### RECORDED INFORMATION
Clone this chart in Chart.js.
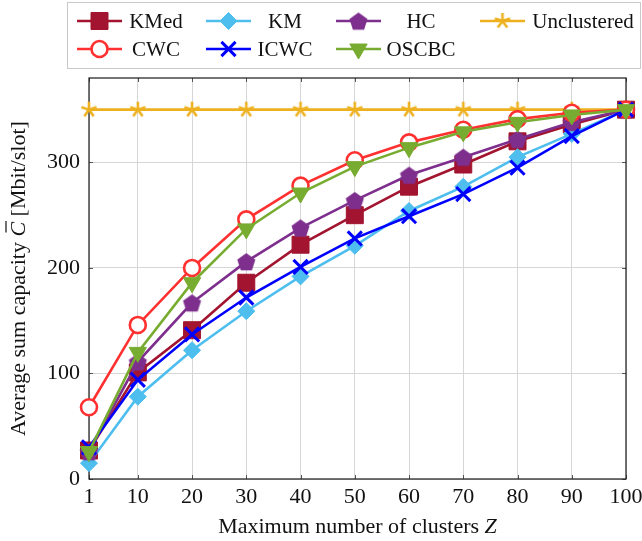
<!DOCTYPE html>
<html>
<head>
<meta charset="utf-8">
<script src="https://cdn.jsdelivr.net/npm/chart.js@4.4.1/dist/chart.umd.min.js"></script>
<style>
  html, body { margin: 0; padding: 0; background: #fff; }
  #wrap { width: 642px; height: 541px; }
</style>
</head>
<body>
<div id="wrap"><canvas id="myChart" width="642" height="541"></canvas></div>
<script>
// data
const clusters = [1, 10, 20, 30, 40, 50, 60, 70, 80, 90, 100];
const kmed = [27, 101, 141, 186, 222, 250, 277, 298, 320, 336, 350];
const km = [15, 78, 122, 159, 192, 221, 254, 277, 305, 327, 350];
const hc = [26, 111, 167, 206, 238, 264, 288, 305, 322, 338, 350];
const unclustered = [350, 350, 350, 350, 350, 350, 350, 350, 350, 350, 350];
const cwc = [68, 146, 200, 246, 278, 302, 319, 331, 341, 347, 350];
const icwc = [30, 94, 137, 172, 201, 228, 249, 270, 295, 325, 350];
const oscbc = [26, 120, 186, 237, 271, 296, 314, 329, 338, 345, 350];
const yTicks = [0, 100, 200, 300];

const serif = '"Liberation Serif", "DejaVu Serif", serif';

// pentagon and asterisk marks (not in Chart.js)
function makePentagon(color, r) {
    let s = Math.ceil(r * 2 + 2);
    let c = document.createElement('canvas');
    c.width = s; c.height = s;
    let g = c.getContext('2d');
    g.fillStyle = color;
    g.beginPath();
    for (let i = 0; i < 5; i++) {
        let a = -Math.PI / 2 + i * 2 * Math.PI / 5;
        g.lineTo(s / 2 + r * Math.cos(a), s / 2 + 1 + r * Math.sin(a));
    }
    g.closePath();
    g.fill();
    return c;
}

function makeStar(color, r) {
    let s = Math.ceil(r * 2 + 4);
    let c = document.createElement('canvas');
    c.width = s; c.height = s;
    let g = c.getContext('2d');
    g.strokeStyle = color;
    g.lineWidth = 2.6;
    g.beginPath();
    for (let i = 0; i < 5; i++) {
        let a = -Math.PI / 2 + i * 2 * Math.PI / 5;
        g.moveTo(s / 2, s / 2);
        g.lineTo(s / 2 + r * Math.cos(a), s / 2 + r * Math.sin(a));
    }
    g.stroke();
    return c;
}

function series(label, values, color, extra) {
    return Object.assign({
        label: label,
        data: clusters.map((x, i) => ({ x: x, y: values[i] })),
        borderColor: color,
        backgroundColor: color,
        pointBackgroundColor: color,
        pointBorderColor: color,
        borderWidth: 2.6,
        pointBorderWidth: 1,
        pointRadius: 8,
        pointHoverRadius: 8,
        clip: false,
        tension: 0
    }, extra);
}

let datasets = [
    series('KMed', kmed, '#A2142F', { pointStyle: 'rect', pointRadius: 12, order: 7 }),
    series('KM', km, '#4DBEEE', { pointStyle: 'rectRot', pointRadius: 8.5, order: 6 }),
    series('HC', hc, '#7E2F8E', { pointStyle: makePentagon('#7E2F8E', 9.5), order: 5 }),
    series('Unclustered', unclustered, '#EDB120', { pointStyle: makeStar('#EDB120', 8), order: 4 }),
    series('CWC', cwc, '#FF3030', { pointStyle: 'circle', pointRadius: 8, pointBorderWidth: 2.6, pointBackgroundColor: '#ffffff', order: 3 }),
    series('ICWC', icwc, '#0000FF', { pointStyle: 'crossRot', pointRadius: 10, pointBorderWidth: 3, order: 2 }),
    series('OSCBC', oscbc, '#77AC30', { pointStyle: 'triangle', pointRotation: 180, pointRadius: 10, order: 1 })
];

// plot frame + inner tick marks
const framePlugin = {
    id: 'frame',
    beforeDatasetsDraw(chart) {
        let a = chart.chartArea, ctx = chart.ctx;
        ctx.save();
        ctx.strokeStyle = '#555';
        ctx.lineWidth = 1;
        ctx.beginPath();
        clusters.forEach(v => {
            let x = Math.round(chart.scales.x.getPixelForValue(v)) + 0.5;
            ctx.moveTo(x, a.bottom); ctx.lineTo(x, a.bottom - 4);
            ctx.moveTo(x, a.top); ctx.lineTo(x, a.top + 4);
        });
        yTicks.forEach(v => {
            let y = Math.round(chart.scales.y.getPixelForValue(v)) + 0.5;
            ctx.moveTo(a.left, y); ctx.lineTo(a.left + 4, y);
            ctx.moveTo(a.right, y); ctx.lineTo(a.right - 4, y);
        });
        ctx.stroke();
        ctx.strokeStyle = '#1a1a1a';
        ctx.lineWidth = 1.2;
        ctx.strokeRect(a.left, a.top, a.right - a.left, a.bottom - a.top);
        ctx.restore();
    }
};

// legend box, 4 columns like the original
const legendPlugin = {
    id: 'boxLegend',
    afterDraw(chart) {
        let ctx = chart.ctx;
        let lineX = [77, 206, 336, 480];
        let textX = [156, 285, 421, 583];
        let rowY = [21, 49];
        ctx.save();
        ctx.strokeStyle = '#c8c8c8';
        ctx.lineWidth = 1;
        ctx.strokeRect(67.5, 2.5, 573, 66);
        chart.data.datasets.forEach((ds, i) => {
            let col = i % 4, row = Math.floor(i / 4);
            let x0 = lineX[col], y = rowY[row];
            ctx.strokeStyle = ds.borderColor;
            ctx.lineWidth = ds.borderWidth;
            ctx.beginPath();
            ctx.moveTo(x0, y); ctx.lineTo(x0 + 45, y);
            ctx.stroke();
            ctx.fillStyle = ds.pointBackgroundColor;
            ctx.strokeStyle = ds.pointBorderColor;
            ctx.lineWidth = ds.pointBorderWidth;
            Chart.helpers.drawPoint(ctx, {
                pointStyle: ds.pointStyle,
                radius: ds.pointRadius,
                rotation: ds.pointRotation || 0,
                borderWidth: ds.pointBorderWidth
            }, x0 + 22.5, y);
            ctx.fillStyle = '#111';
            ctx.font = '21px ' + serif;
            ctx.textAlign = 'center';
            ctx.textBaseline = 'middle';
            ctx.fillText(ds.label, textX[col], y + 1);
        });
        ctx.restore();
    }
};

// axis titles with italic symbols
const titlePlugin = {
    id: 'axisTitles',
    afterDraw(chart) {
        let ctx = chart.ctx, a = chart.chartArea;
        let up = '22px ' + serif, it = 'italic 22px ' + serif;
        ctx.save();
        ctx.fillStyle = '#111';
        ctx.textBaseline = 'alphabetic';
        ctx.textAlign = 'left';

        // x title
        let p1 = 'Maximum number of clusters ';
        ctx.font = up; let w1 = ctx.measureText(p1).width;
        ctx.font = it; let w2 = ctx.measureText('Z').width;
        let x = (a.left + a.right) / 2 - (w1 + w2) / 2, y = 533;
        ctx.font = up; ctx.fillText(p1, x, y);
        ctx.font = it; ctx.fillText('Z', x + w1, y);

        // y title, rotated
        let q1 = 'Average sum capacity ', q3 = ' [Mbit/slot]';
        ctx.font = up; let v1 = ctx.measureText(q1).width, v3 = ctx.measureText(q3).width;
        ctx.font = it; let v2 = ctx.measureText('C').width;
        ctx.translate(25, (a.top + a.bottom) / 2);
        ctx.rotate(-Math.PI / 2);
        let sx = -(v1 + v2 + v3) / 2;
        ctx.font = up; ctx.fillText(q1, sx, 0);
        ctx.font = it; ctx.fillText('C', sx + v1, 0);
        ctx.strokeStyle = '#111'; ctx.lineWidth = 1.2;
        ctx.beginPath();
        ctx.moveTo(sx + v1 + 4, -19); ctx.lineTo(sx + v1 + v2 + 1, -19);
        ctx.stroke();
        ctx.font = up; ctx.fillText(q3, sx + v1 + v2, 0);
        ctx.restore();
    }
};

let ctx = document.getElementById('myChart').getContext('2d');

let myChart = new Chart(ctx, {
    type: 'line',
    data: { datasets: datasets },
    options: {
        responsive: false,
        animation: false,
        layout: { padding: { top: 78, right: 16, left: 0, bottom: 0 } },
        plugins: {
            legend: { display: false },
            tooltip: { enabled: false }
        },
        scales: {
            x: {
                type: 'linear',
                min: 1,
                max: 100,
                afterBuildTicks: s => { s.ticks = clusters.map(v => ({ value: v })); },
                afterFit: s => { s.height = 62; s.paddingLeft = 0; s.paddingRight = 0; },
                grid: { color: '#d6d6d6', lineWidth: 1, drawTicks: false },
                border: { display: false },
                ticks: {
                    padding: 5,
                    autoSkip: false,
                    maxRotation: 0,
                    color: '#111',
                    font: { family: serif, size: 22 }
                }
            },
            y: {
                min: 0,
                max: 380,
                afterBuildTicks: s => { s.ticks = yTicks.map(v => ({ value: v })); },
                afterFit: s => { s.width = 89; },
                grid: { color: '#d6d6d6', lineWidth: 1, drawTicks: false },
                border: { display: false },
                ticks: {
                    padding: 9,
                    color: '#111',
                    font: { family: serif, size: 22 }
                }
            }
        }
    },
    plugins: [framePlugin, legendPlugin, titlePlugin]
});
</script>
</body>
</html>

--

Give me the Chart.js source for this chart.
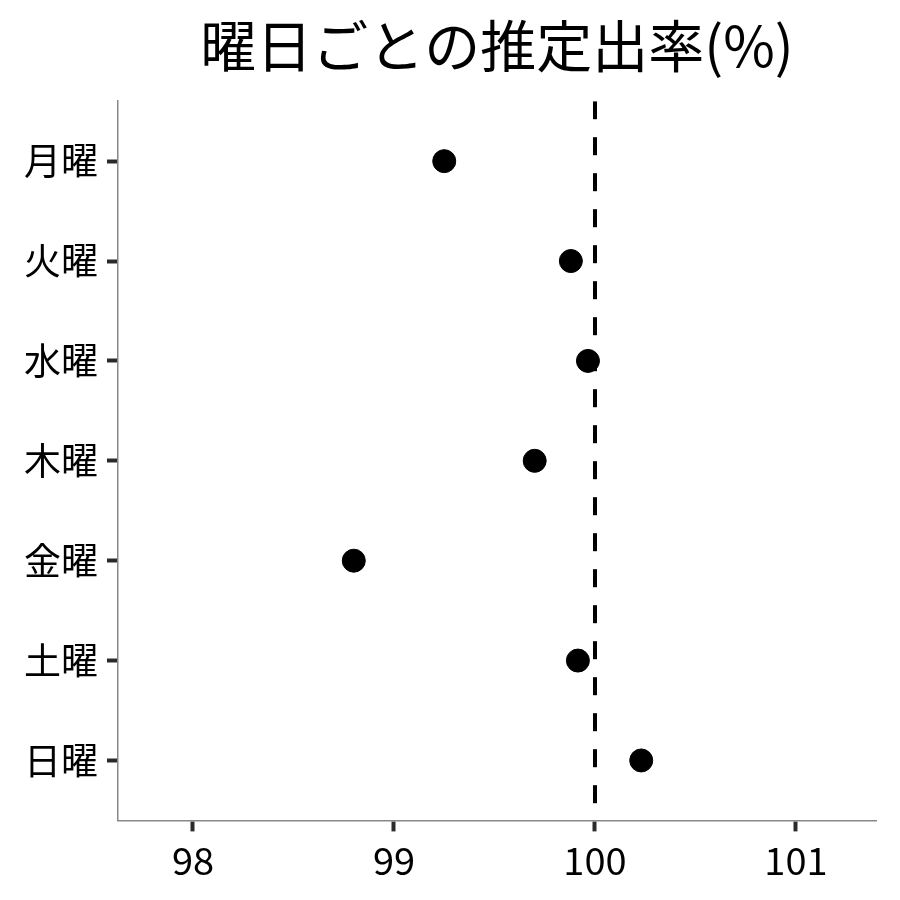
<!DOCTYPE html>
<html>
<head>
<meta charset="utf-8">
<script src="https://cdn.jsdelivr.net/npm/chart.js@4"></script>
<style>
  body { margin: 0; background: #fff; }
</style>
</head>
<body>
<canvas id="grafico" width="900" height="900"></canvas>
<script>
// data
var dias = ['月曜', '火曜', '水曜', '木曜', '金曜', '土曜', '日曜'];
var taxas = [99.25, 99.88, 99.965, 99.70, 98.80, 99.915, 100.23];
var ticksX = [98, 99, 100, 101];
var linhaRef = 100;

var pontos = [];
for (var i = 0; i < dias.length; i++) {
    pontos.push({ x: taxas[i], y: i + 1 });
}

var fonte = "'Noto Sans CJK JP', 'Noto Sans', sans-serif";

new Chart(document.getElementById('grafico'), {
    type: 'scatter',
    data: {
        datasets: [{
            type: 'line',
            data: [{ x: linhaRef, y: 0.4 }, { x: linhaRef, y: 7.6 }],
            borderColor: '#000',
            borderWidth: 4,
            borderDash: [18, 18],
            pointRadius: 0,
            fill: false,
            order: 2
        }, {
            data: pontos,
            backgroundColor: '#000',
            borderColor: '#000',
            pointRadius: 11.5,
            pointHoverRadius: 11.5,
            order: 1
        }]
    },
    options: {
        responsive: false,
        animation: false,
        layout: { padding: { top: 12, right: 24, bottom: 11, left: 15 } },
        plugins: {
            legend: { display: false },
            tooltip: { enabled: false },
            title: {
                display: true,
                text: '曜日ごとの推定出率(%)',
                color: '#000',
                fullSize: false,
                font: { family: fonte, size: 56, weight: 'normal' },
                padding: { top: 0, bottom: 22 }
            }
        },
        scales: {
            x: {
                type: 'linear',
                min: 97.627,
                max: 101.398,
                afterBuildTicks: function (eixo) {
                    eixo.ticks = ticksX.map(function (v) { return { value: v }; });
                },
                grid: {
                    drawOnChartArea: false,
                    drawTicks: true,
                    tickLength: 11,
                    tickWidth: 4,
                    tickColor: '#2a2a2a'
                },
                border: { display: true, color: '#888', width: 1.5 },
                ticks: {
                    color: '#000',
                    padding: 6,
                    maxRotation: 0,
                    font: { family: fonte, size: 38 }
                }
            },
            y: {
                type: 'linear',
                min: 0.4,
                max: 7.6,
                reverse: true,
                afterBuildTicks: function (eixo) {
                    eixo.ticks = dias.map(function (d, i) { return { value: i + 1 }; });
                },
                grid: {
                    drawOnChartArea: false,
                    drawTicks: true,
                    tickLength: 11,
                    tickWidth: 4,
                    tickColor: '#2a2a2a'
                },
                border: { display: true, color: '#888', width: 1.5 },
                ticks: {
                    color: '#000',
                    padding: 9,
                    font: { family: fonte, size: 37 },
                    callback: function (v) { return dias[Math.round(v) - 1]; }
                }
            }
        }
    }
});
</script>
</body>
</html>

### DIRECTION
Copy exactly the stretch of lines that starts at the line holding "Give me the Chart.js source for this chart." and ends at the line holding "CJK JP', 'Noto". Drop the pictures.

### TASK ANSWER
Give me the Chart.js source for this chart.
<!DOCTYPE html>
<html>
<head>
<meta charset="utf-8">
<script src="https://cdn.jsdelivr.net/npm/chart.js@4"></script>
<style>
  body { margin: 0; background: #fff; }
</style>
</head>
<body>
<canvas id="grafico" width="900" height="900"></canvas>
<script>
// data
var dias = ['月曜', '火曜', '水曜', '木曜', '金曜', '土曜', '日曜'];
var taxas = [99.25, 99.88, 99.965, 99.70, 98.80, 99.915, 100.23];
var ticksX = [98, 99, 100, 101];
var linhaRef = 100;

var pontos = [];
for (var i = 0; i < dias.length; i++) {
    pontos.push({ x: taxas[i], y: i + 1 });
}

var fonte = "'Noto Sans CJK JP', 'Noto Sans', sans-serif";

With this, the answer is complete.